*SET TASK*: Say how many lines of these entries include the word "standalone", and answer with the number alone.

**** MATERIAL FOR THIS TASK ****

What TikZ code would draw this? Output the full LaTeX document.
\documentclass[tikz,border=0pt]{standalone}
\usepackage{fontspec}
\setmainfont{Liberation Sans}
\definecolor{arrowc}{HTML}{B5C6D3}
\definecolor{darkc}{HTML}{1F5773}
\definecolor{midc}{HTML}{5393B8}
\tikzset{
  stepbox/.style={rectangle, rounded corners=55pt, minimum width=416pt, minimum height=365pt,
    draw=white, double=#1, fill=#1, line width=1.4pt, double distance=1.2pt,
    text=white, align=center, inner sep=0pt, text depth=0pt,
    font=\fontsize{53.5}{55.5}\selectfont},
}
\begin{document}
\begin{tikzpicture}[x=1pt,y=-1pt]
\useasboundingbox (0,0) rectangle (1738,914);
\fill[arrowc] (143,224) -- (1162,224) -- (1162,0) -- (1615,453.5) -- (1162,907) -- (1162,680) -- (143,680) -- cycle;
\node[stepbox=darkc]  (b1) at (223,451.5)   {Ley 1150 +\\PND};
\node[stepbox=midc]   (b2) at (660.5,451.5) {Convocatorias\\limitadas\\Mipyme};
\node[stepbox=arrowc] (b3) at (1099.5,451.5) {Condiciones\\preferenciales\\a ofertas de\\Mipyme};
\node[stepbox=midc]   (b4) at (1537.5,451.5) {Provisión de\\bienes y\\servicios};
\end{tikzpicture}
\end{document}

****
**** MATERIAL FOR THIS TASK ****

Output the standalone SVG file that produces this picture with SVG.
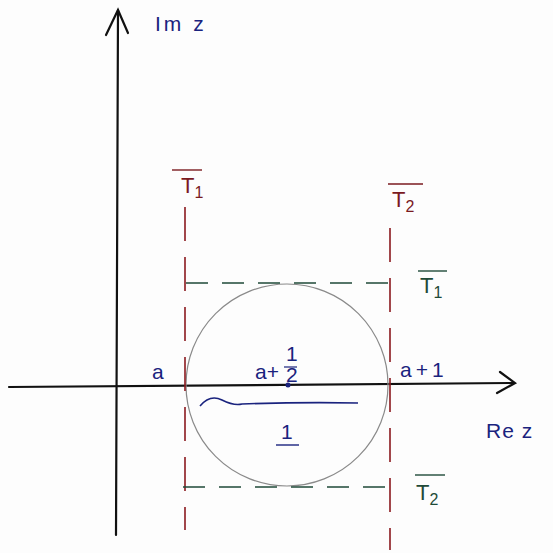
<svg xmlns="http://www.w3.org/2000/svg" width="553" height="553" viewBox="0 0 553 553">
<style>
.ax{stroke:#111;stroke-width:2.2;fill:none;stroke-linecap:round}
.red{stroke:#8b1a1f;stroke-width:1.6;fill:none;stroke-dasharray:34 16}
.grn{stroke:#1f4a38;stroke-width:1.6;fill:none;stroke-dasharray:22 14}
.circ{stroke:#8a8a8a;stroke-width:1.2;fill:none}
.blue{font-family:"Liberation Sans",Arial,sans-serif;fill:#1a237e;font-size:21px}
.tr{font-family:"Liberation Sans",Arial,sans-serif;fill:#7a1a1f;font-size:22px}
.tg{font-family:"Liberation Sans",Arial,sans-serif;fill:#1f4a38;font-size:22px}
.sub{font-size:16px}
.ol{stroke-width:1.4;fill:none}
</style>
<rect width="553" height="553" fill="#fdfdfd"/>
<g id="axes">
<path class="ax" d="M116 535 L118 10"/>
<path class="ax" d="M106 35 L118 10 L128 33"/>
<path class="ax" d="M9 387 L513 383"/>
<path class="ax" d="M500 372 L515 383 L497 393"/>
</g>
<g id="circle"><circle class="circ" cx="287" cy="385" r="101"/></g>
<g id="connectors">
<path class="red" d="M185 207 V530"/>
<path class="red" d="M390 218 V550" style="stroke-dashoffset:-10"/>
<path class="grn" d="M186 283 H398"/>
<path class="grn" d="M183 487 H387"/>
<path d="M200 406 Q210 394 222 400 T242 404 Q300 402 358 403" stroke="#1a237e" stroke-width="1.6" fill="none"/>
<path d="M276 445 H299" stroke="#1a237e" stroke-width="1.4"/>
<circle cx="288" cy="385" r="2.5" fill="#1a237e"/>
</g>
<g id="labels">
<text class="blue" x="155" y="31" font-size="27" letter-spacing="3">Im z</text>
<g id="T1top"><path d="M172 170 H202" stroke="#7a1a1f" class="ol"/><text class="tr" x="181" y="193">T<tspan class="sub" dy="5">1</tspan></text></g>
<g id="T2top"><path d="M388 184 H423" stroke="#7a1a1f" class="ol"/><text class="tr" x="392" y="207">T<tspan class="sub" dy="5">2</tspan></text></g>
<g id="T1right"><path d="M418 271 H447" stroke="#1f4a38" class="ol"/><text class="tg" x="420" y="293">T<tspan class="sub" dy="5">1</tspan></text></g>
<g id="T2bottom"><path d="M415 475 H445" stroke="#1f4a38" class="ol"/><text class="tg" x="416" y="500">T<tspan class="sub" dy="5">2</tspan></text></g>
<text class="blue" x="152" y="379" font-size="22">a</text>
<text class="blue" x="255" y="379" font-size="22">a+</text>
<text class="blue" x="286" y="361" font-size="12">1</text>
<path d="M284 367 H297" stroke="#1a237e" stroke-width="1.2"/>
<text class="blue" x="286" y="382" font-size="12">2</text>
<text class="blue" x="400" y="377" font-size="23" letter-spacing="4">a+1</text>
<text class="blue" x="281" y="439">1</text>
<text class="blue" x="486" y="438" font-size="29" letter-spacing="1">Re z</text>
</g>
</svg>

****

*SOLUTION TO THE PROBLEM*: 2